Small groups of three to four people work together with the ‘Open Source Learning Kit’. It is collaborative tool (game) to empower participants to work together to test out, reflect, and articulate their ideal learning environment. It is about developing social communities, micro-learning communities or “clusters”, and how multiple learning communities come to be associated and influence each other socially. The activity is worked out physically and spatially, and conceptually focuses on their ideal learning networks.
- Small groups work together to form a micro-assembly of pieces from the kit.
- Each team then presents to the group of the whole the ideal learning environment they created.
- Then the fun part: each puzzle board then clicks together to form one large puzzle board, and the entire group then works together to form a single large networked learning community.
Discussion topics are presented to each group:
- How do/did they negotiate different interests / ideals?
- How do they deal with density of interaction and the energy that comes from this?
- How do their own ideas/ideals shift/influence/grow from the presence of others?
Participants then document the process in the form of an aural story or song. Musical instruments are provided to assist with shaping the contour of their song/story. There is no musical training necessary, everything is explained and designed to facilitate successful outcomes and encourage engagement.
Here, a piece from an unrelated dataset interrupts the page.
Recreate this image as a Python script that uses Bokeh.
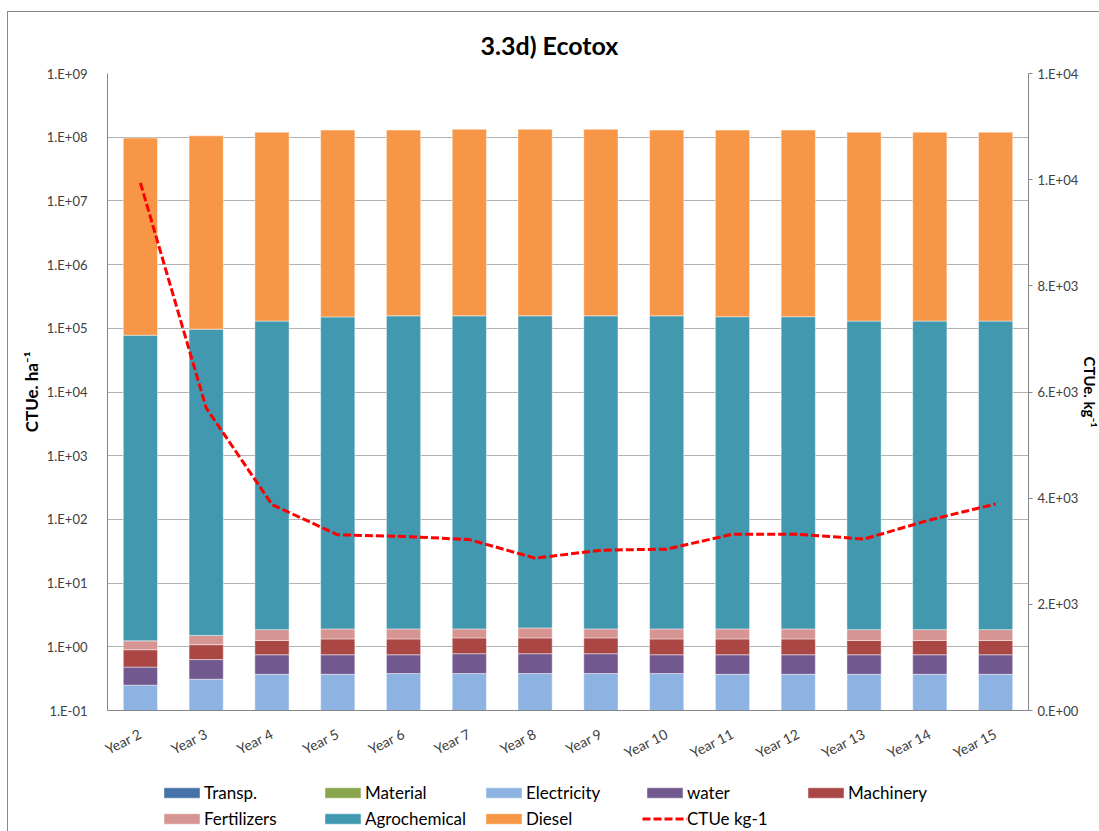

The purpose of interjecting music is to be used as a medium that encourages the playfulness, creativity, and openness to continue throughout all parts of the workshop – including the documentation phase.
The workshop culminates with small groups presenting the most salient points to one another.
The activities in this workshop transfer directly to individual teaching practices, but can also be mapped onto the broader schema of learning and conceived of as a city – socially and how we might engage / inhabit / interact with it and those that inhabit it.